[START RECORDS]

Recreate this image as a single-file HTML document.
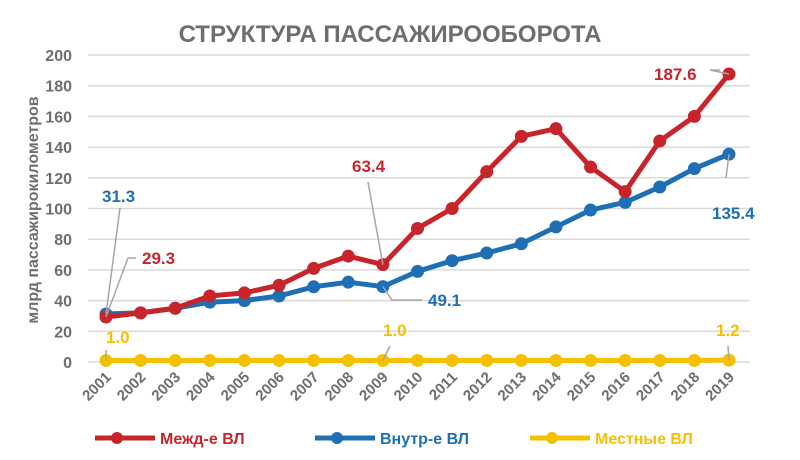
<!DOCTYPE html>
<html><head><meta charset="utf-8"><style>
body{margin:0;background:#fff;width:800px;height:455px;overflow:hidden;font-family:"Liberation Sans",sans-serif}
svg text{font-family:"Liberation Sans",sans-serif;font-weight:bold}
</style></head><body>
<svg id="c" width="800" height="455">
<text x="390" y="42" text-anchor="middle" font-size="24" fill="#6e6e6e">СТРУКТУРА ПАССАЖИРООБОРОТА</text>
<text transform="translate(38,210) rotate(-90)" text-anchor="middle" font-size="16" fill="#6e6e6e">млрд  пассажирокилометров</text>
<g id="grid"></g><g id="series"></g><g id="labels"></g>
<g>
<g><line x1="95" y1="438" x2="155" y2="438" stroke="#c8242b" stroke-width="5"/><circle cx="117" cy="438" r="6" fill="#c8242b"/><text x="160" y="444" font-size="16" fill="#c8242b">Межд-е ВЛ</text></g>
<g><line x1="315" y1="438" x2="375" y2="438" stroke="#1f6fb5" stroke-width="5"/><circle cx="337" cy="438" r="6" fill="#1f6fb5"/><text x="380" y="444" font-size="16" fill="#1f6fb5">Внутр-е ВЛ</text></g>
<g><line x1="530" y1="438" x2="590" y2="438" stroke="#f5c000" stroke-width="5"/><circle cx="552" cy="438" r="6" fill="#f5c000"/><text x="595" y="444" font-size="16" fill="#f5c000">Местные ВЛ</text></g>
</g>
</svg>
<script>
const categories=["2001","2002","2003","2004","2005","2006","2007","2008","2009","2010","2011","2012","2013","2014","2015","2016","2017","2018","2019"];
const mezhd=[29.3,32,35,43,45,50,61,69,63.4,87,100,124,147,152,127,111,144,160,187.6];
const vnutr=[31.3,32,35,39,40,43,49,52,49.1,59,66,71,77,88,99,104,114,126,135.4];
const mestnye=[1.0,1,1,1,1,1,1,1,1.0,1,1,1,1,1,1,1,1,1,1.2];
const yTicks=[0,20,40,60,80,100,120,140,160,180,200];
const NS="http://www.w3.org/2000/svg";
const x=i=>106+i*(729-106)/(categories.length-1);
const y=v=>362-v*(362-55)/200;
function mk(t,a,p){const e=document.createElementNS(NS,t);for(const k in a)e.setAttribute(k,a[k]);p.appendChild(e);return e;}
const grid=document.getElementById('grid'),ser=document.getElementById('series'),lab=document.getElementById('labels');
yTicks.forEach(v=>{
 const l=mk('line',{x1:88,x2:750,y1:y(v),y2:y(v),stroke:'#d9d9d9','stroke-width':1.5},grid);
 
 
 const t=mk('text',{x:72,y:y(v)+6,'text-anchor':'end','font-size':16,fill:'#6e6e6e'},grid);t.textContent=v;
 
 
});
categories.forEach((c,i)=>{
 const t=mk('text',{transform:`translate(${x(i)+6},${378}) rotate(-45)`,'text-anchor':'end','font-size':15,fill:'#6e6e6e'},grid);t.textContent=c;
 
 
});
function series(d,col,name){
 const g=mk('g',{},ser);
 
 
 mk('polyline',{points:d.map((v,i)=>x(i)+','+y(v)).join(' '),fill:'none',stroke:col,'stroke-width':5,'stroke-linejoin':'round'},g);
 d.forEach((v,i)=>{const c=mk('circle',{cx:x(i),cy:y(v),r:6.5,fill:col},g);
  
  });
}
series(mestnye,'#f5c000','series-mestnye');
series(vnutr,'#1f6fb5','series-vnutr');
series(mezhd,'#c8242b','series-mezhd');
function label(d,i,col,tx,ty,lx,ly,fmt){
 mk('polyline',{points:`${x(i)},${y(d[i])} ${lx},${ly}`+(fmt||''),fill:'none',stroke:'#a6a6a6','stroke-width':1.5},lab);
 const t=mk('text',{x:tx,y:ty,'font-size':17,fill:col},lab);t.textContent=d[i].toFixed(1);
 
 
}
label(vnutr,0,'#1f6fb5',102,202,120,208);
label(mezhd,0,'#c8242b',142,264,128,258,' 136,258');
label(mestnye,0,'#f5c000',106,343,106,350);
label(mezhd,8,'#c8242b',352,172,368,182);
label(vnutr,8,'#1f6fb5',428,306,392,300,' 422,300');
label(mestnye,8,'#f5c000',383,336,390,346);
label(mezhd,18,'#c8242b',654,80,710,70,' 720,70');
label(vnutr,18,'#1f6fb5',712,219,726,178);
label(mestnye,18,'#f5c000',716,336,728,346);
</script>
</body></html>
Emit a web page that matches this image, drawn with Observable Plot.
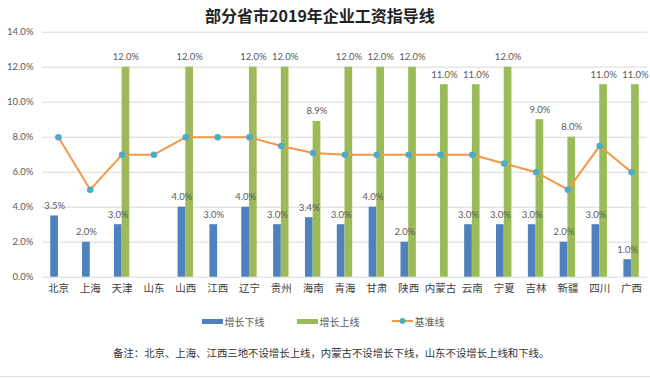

[END RECORDS]

Leave out all images, then reproduce the entries above exactly.

**REPLY:**
Recreate this image as a single-file HTML document.
<!DOCTYPE html>
<html><head><meta charset="utf-8"><style>
body{margin:0;background:#fff;width:800px;height:455px;overflow:hidden;font-family:"Liberation Sans",sans-serif}
svg text{font-family:"Liberation Sans",sans-serif;font-weight:bold}
</style></head><body>
<svg id="c" width="800" height="455">
<text x="390" y="42" text-anchor="middle" font-size="24" fill="#6e6e6e">СТРУКТУРА ПАССАЖИРООБОРОТА</text>
<text transform="translate(38,210) rotate(-90)" text-anchor="middle" font-size="16" fill="#6e6e6e">млрд  пассажирокилометров</text>
<g id="grid"></g><g id="series"></g><g id="labels"></g>
<g>
<g><line x1="95" y1="438" x2="155" y2="438" stroke="#c8242b" stroke-width="5"/><circle cx="117" cy="438" r="6" fill="#c8242b"/><text x="160" y="444" font-size="16" fill="#c8242b">Межд-е ВЛ</text></g>
<g><line x1="315" y1="438" x2="375" y2="438" stroke="#1f6fb5" stroke-width="5"/><circle cx="337" cy="438" r="6" fill="#1f6fb5"/><text x="380" y="444" font-size="16" fill="#1f6fb5">Внутр-е ВЛ</text></g>
<g><line x1="530" y1="438" x2="590" y2="438" stroke="#f5c000" stroke-width="5"/><circle cx="552" cy="438" r="6" fill="#f5c000"/><text x="595" y="444" font-size="16" fill="#f5c000">Местные ВЛ</text></g>
</g>
</svg>
<script>
const categories=["2001","2002","2003","2004","2005","2006","2007","2008","2009","2010","2011","2012","2013","2014","2015","2016","2017","2018","2019"];
const mezhd=[29.3,32,35,43,45,50,61,69,63.4,87,100,124,147,152,127,111,144,160,187.6];
const vnutr=[31.3,32,35,39,40,43,49,52,49.1,59,66,71,77,88,99,104,114,126,135.4];
const mestnye=[1.0,1,1,1,1,1,1,1,1.0,1,1,1,1,1,1,1,1,1,1.2];
const yTicks=[0,20,40,60,80,100,120,140,160,180,200];
const NS="http://www.w3.org/2000/svg";
const x=i=>106+i*(729-106)/(categories.length-1);
const y=v=>362-v*(362-55)/200;
function mk(t,a,p){const e=document.createElementNS(NS,t);for(const k in a)e.setAttribute(k,a[k]);p.appendChild(e);return e;}
const grid=document.getElementById('grid'),ser=document.getElementById('series'),lab=document.getElementById('labels');
yTicks.forEach(v=>{
 const l=mk('line',{x1:88,x2:750,y1:y(v),y2:y(v),stroke:'#d9d9d9','stroke-width':1.5},grid);
 
 
 const t=mk('text',{x:72,y:y(v)+6,'text-anchor':'end','font-size':16,fill:'#6e6e6e'},grid);t.textContent=v;
 
 
});
categories.forEach((c,i)=>{
 const t=mk('text',{transform:`translate(${x(i)+6},${378}) rotate(-45)`,'text-anchor':'end','font-size':15,fill:'#6e6e6e'},grid);t.textContent=c;
 
 
});
function series(d,col,name){
 const g=mk('g',{},ser);
 
 
 mk('polyline',{points:d.map((v,i)=>x(i)+','+y(v)).join(' '),fill:'none',stroke:col,'stroke-width':5,'stroke-linejoin':'round'},g);
 d.forEach((v,i)=>{const c=mk('circle',{cx:x(i),cy:y(v),r:6.5,fill:col},g);
  
  });
}
series(mestnye,'#f5c000','series-mestnye');
series(vnutr,'#1f6fb5','series-vnutr');
series(mezhd,'#c8242b','series-mezhd');
function label(d,i,col,tx,ty,lx,ly,fmt){
 mk('polyline',{points:`${x(i)},${y(d[i])} ${lx},${ly}`+(fmt||''),fill:'none',stroke:'#a6a6a6','stroke-width':1.5},lab);
 const t=mk('text',{x:tx,y:ty,'font-size':17,fill:col},lab);t.textContent=d[i].toFixed(1);
 
 
}
label(vnutr,0,'#1f6fb5',102,202,120,208);
label(mezhd,0,'#c8242b',142,264,128,258,' 136,258');
label(mestnye,0,'#f5c000',106,343,106,350);
label(mezhd,8,'#c8242b',352,172,368,182);
label(vnutr,8,'#1f6fb5',428,306,392,300,' 422,300');
label(mestnye,8,'#f5c000',383,336,390,346);
label(mezhd,18,'#c8242b',654,80,710,70,' 720,70');
label(vnutr,18,'#1f6fb5',712,219,726,178);
label(mestnye,18,'#f5c000',716,336,728,346);
</script>
</body></html>
Emit a web page that matches this image, drawn with Observable Plot.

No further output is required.